Current Affairs

Current Affairs




PNP apologises to Seaga
Coffin incident insensitive and indecent, says Henry-Wilson
DAVID PAULIN, Observer writer
Saturday, September 07, 2002



THE People's National Party (PNP) yesterday apologised to Carla Seaga, wife of Jamaica Labour Party (JLP) leader Edward Seaga for what it described as an "insensitive reference" to the Seagas and their unborn child by PNP supporters at a public meeting in Four Paths, Clarendon Wednesday night.

The incident, which struck a chord of revulsion among many Jamaicans after it was televised Thursday night, featured ecstatic PNP supporters hefting a makeshift green coffin on their shoulders. It featured a drawing of a baby and the words: "Pampers, Seaga baby, dead."

In a letter to Mrs Seaga, who is due to have her baby this month, Maxine Henry-Wilson, the PNP's general-secretary, said the incident was "totally out of keeping with accepted standards of decency, and we have expressed this to our candidates and supporters".

"It is with a sense of deep regret that I write on behalf of the People's National Party to offer our unreserved apology for any distress that you have experienced...," Henry-Wilson said.

"The People's National Party unreservedly and unequivocally apologises for an insensitive reference made to your family and unborn child by some persons who attended our meeting."

According to Henry-Wilson, the "offensive display" was done without the knowledge or approval of the party's leadership.

She also expressed best wishes to Mrs Seaga for "a safe delivery and the joy of motherhood".

Yesterday, Political Ombudsman Bishop Herro Blair condemned the action as "gutter politics" and called on the PNP leadership to condemn it.

In a letter to Henry-Wilson, Blair requested that the PNP apologise directly to Carla Seaga and her family, "considering her present state of advanced pregnancy at this time and the undue stress this must have caused her".

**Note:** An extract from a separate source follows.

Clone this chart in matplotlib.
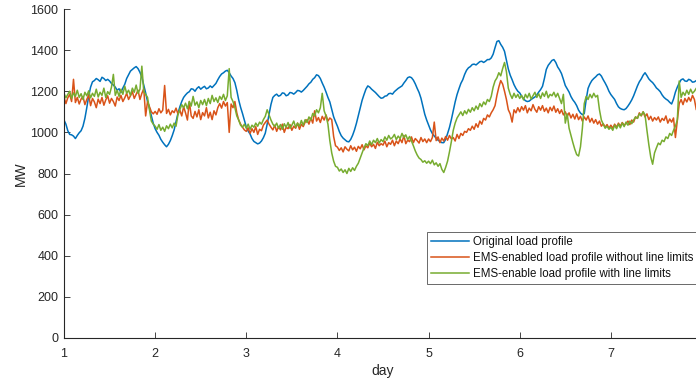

Blair also said that the incident was a clear violation of the code of political conduct signed by the leaders of both major parties and called on "all parties concerned to get back on track" and make the election campaign peaceful.

Blair's letter to Henry-Wilson, though, was apparently preceded by another apology issued by the PNP over the signature of Huntley Medley, the party's communications consultant.

In that apology, the PNP pledged to exercise "greater control of supporter exuberance at the grassroots level".

Delroy Chuck, the JLP's liaison with the ombudsman, met yesterday with Bishop Blair and said he was satisfied with the "understanding (that) was reached. Everybody will be issuing statements."

Chuck told the Observer that the PNP's apology should have included a sanction against local officials involved in the incident, and that the PNP should publish its apology in local newspapers.

Bishop Blair's letter made no such demands, however.

Nevertheless, Chuck said that JLP candidates now would sign the political code of conduct. Some had withheld their signatures following the coffin incident, he said.

"We hope that both sides can pull back and commit themselves to the spirit and intent of the code" of political conduct, Chuck said.

Labour Party affiliates, the National Organisation of Women and the Women's Freedom Movement also denounced the coffin display and demanded an apology.

"Mrs Seaga is due to have her baby this month. Like any other expectant mother, she needs to have the love, support and good vibes that Jamaican people are known to give so freely," said a statement issued on behalf of both organisations by Prudence Kidd-Deans and Marjorie Vassell.